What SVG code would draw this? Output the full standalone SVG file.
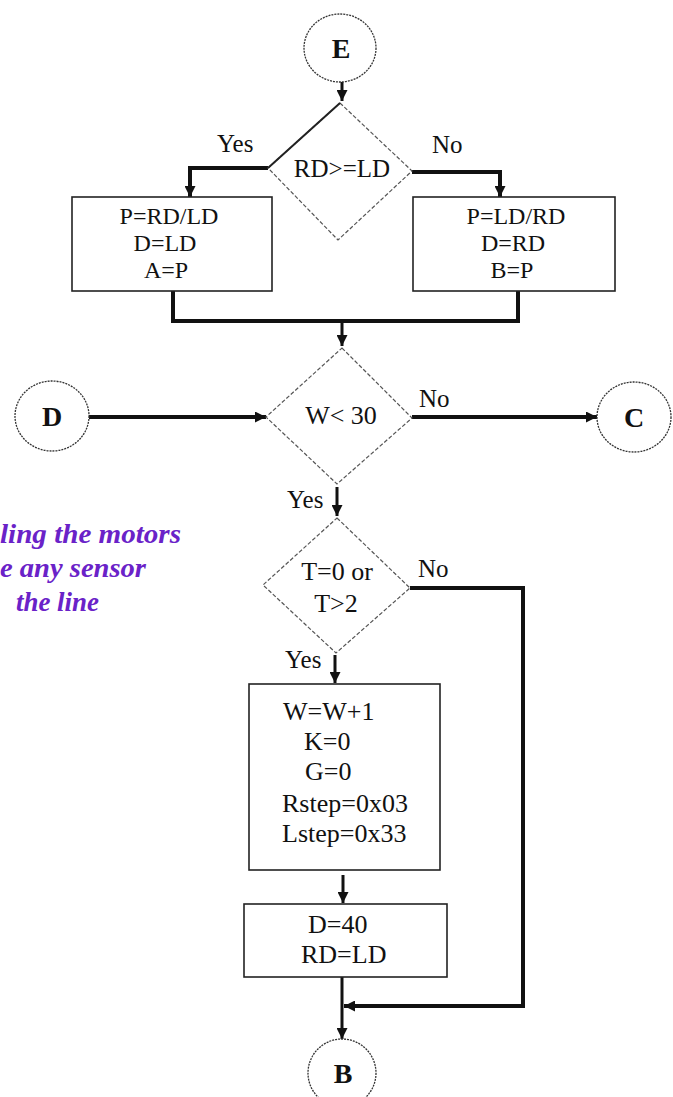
<svg xmlns="http://www.w3.org/2000/svg" width="673" height="1097" viewBox="0 0 673 1097">
  <style>
    .bg { fill: #ffffff; }
    .term { fill: #ffffff; stroke: #333333; stroke-width: 1.3; stroke-dasharray: 2 1; }
    .dec { fill: #ffffff; stroke: #555555; stroke-width: 1.2; stroke-dasharray: 4 2; }
    .proc { fill: #ffffff; stroke: #222222; stroke-width: 1.6; }
    .t { font-family: "Liberation Serif", "Times New Roman", serif; font-size: 25px; fill: #111111; }
    .tb { font-family: "Liberation Serif", "Times New Roman", serif; font-size: 28px; font-weight: bold; fill: #111111; text-anchor: middle; }
    .m { text-anchor: middle; }
    .t24 { font-size: 24px; }
    .t26 { font-size: 26px; }
    .note { font-family: "Liberation Serif", "Times New Roman", serif; font-size: 27px; font-weight: bold; font-style: italic; fill: #6a22c8; }
    .c { fill: none; stroke: #111111; stroke-width: 4; stroke-linejoin: miter; }
    .c3 { fill: none; stroke: #111111; stroke-width: 3; }
  </style>
  <defs>
    <marker id="arr" viewBox="0 0 10 10" refX="10" refY="5" markerUnits="userSpaceOnUse" markerWidth="11" markerHeight="11" orient="auto">
      <path d="M0,0 L10,5 L0,10 z" fill="#111111"/>
    </marker>
  </defs>
  <rect class="bg" x="0" y="0" width="673" height="1097"/>

  <g id="connectors">
    <path class="c3" d="M342,82 V101" marker-end="url(#arr)"/>
    <path class="c" d="M268,168 H190 V197" marker-end="url(#arr)"/>
    <path class="c" d="M412,172 H500 V197" marker-end="url(#arr)"/>
    <path class="c" d="M173,291 V321 H518 V291"/>
    <path class="c3" d="M342,321 V346" marker-end="url(#arr)"/>
    <path class="c" d="M89,417 H266" marker-end="url(#arr)"/>
    <path class="c" d="M412,417 H597" marker-end="url(#arr)"/>
    <path class="c3" d="M337,487 V516" marker-end="url(#arr)"/>
    <path class="c" d="M410,588 H523 V1006 H344" marker-end="url(#arr)"/>
    <path class="c3" d="M335,655 V683" marker-end="url(#arr)"/>
    <path class="c3" d="M343,875 V903" marker-end="url(#arr)"/>
    <path class="c3" d="M342,977 V1039" marker-end="url(#arr)"/>
    <text class="t" x="217" y="152">Yes</text>
    <text class="t" x="432" y="153">No</text>
    <text class="t" x="419" y="407">No</text>
    <text class="t" x="287" y="508">Yes</text>
    <text class="t" x="418" y="577">No</text>
    <text class="t" x="285" y="668">Yes</text>
  </g>

  <g id="nodeE">
    <ellipse class="term" cx="340" cy="48" rx="36" ry="34"/>
    <text class="tb" x="341" y="58">E</text>
  </g>

  <g id="decision1">
    <polygon class="dec" points="340,103 412,171 338,240 268,168"/>
    <line x1="340" y1="103" x2="268" y2="168" stroke="#222222" stroke-width="2"/>
    <text class="t m" x="342" y="177">RD&gt;=LD</text>
  </g>

  <g id="boxA">
    <rect class="proc" x="72" y="197" width="200" height="94"/>
    <text class="t m t24" x="169" y="224">P=RD/LD</text>
    <text class="t m t24" x="165" y="251">D=LD</text>
    <text class="t m t24" x="166" y="278">A=P</text>
  </g>

  <g id="boxB">
    <rect class="proc" x="413" y="197" width="202" height="94"/>
    <text class="t m t24" x="516" y="224">P=LD/RD</text>
    <text class="t m t24" x="513" y="251">D=RD</text>
    <text class="t m t24" x="512" y="278">B=P</text>
  </g>

  <g id="nodeD">
    <ellipse class="term" cx="52" cy="416" rx="37" ry="35"/>
    <text class="tb" x="52" y="426">D</text>
  </g>

  <g id="decision2">
    <polygon class="dec" points="342,348 412,418 337,484 266,417"/>
    <text class="t m t26" x="341" y="424">W&lt; 30</text>
  </g>

  <g id="nodeC">
    <ellipse class="term" cx="634" cy="417" rx="37" ry="35"/>
    <text class="tb" x="634" y="427">C</text>
  </g>

  <g id="note">
    <text class="note" x="0" y="543" textLength="181" lengthAdjust="spacingAndGlyphs">ling the motors</text>
    <text class="note" x="0" y="577" textLength="146" lengthAdjust="spacingAndGlyphs">e any sensor</text>
    <text class="note" x="16" y="611" textLength="83" lengthAdjust="spacingAndGlyphs">the line</text>
  </g>

  <g id="decision3">
    <polygon class="dec" points="337,518 410,588 336,653 263,585"/>
    <text class="t m t26" x="337" y="580">T=0 or</text>
    <text class="t m t26" x="336" y="612">T&gt;2</text>
  </g>

  <g id="boxW">
    <rect class="proc" x="249" y="684" width="191" height="186"/>
    <text class="t t26" x="283" y="720">W=W+1</text>
    <text class="t t26" x="304" y="750">K=0</text>
    <text class="t t26" x="305" y="780">G=0</text>
    <text class="t t26" x="282" y="812">Rstep=0x03</text>
    <text class="t t26" x="282" y="842">Lstep=0x33</text>
  </g>

  <g id="boxD">
    <rect class="proc" x="244" y="904" width="203" height="73"/>
    <text class="t t26" x="308" y="933">D=40</text>
    <text class="t t26" x="301" y="963">RD=LD</text>
  </g>

  <g id="nodeB">
    <ellipse class="term" cx="342" cy="1073" rx="34" ry="34"/>
    <text class="tb" x="343" y="1083">B</text>
  </g>
</svg>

* * * * *

Task statement: Set the listing down in full and exactly. Pictures within it should not appear in the copy.

Expected answer:
What SVG code would draw this? Output the full standalone SVG file.
<svg xmlns="http://www.w3.org/2000/svg" width="673" height="1097" viewBox="0 0 673 1097">
  <style>
    .bg { fill: #ffffff; }
    .term { fill: #ffffff; stroke: #333333; stroke-width: 1.3; stroke-dasharray: 2 1; }
    .dec { fill: #ffffff; stroke: #555555; stroke-width: 1.2; stroke-dasharray: 4 2; }
    .proc { fill: #ffffff; stroke: #222222; stroke-width: 1.6; }
    .t { font-family: "Liberation Serif", "Times New Roman", serif; font-size: 25px; fill: #111111; }
    .tb { font-family: "Liberation Serif", "Times New Roman", serif; font-size: 28px; font-weight: bold; fill: #111111; text-anchor: middle; }
    .m { text-anchor: middle; }
    .t24 { font-size: 24px; }
    .t26 { font-size: 26px; }
    .note { font-family: "Liberation Serif", "Times New Roman", serif; font-size: 27px; font-weight: bold; font-style: italic; fill: #6a22c8; }
    .c { fill: none; stroke: #111111; stroke-width: 4; stroke-linejoin: miter; }
    .c3 { fill: none; stroke: #111111; stroke-width: 3; }
  </style>
  <defs>
    <marker id="arr" viewBox="0 0 10 10" refX="10" refY="5" markerUnits="userSpaceOnUse" markerWidth="11" markerHeight="11" orient="auto">
      <path d="M0,0 L10,5 L0,10 z" fill="#111111"/>
    </marker>
  </defs>
  <rect class="bg" x="0" y="0" width="673" height="1097"/>

  <g id="connectors">
    <path class="c3" d="M342,82 V101" marker-end="url(#arr)"/>
    <path class="c" d="M268,168 H190 V197" marker-end="url(#arr)"/>
    <path class="c" d="M412,172 H500 V197" marker-end="url(#arr)"/>
    <path class="c" d="M173,291 V321 H518 V291"/>
    <path class="c3" d="M342,321 V346" marker-end="url(#arr)"/>
    <path class="c" d="M89,417 H266" marker-end="url(#arr)"/>
    <path class="c" d="M412,417 H597" marker-end="url(#arr)"/>
    <path class="c3" d="M337,487 V516" marker-end="url(#arr)"/>
    <path class="c" d="M410,588 H523 V1006 H344" marker-end="url(#arr)"/>
    <path class="c3" d="M335,655 V683" marker-end="url(#arr)"/>
    <path class="c3" d="M343,875 V903" marker-end="url(#arr)"/>
    <path class="c3" d="M342,977 V1039" marker-end="url(#arr)"/>
    <text class="t" x="217" y="152">Yes</text>
    <text class="t" x="432" y="153">No</text>
    <text class="t" x="419" y="407">No</text>
    <text class="t" x="287" y="508">Yes</text>
    <text class="t" x="418" y="577">No</text>
    <text class="t" x="285" y="668">Yes</text>
  </g>

  <g id="nodeE">
    <ellipse class="term" cx="340" cy="48" rx="36" ry="34"/>
    <text class="tb" x="341" y="58">E</text>
  </g>

  <g id="decision1">
    <polygon class="dec" points="340,103 412,171 338,240 268,168"/>
    <line x1="340" y1="103" x2="268" y2="168" stroke="#222222" stroke-width="2"/>
    <text class="t m" x="342" y="177">RD&gt;=LD</text>
  </g>

  <g id="boxA">
    <rect class="proc" x="72" y="197" width="200" height="94"/>
    <text class="t m t24" x="169" y="224">P=RD/LD</text>
    <text class="t m t24" x="165" y="251">D=LD</text>
    <text class="t m t24" x="166" y="278">A=P</text>
  </g>

  <g id="boxB">
    <rect class="proc" x="413" y="197" width="202" height="94"/>
    <text class="t m t24" x="516" y="224">P=LD/RD</text>
    <text class="t m t24" x="513" y="251">D=RD</text>
    <text class="t m t24" x="512" y="278">B=P</text>
  </g>

  <g id="nodeD">
    <ellipse class="term" cx="52" cy="416" rx="37" ry="35"/>
    <text class="tb" x="52" y="426">D</text>
  </g>

  <g id="decision2">
    <polygon class="dec" points="342,348 412,418 337,484 266,417"/>
    <text class="t m t26" x="341" y="424">W&lt; 30</text>
  </g>

  <g id="nodeC">
    <ellipse class="term" cx="634" cy="417" rx="37" ry="35"/>
    <text class="tb" x="634" y="427">C</text>
  </g>

  <g id="note">
    <text class="note" x="0" y="543" textLength="181" lengthAdjust="spacingAndGlyphs">ling the motors</text>
    <text class="note" x="0" y="577" textLength="146" lengthAdjust="spacingAndGlyphs">e any sensor</text>
    <text class="note" x="16" y="611" textLength="83" lengthAdjust="spacingAndGlyphs">the line</text>
  </g>

  <g id="decision3">
    <polygon class="dec" points="337,518 410,588 336,653 263,585"/>
    <text class="t m t26" x="337" y="580">T=0 or</text>
    <text class="t m t26" x="336" y="612">T&gt;2</text>
  </g>

  <g id="boxW">
    <rect class="proc" x="249" y="684" width="191" height="186"/>
    <text class="t t26" x="283" y="720">W=W+1</text>
    <text class="t t26" x="304" y="750">K=0</text>
    <text class="t t26" x="305" y="780">G=0</text>
    <text class="t t26" x="282" y="812">Rstep=0x03</text>
    <text class="t t26" x="282" y="842">Lstep=0x33</text>
  </g>

  <g id="boxD">
    <rect class="proc" x="244" y="904" width="203" height="73"/>
    <text class="t t26" x="308" y="933">D=40</text>
    <text class="t t26" x="301" y="963">RD=LD</text>
  </g>

  <g id="nodeB">
    <ellipse class="term" cx="342" cy="1073" rx="34" ry="34"/>
    <text class="tb" x="343" y="1083">B</text>
  </g>
</svg>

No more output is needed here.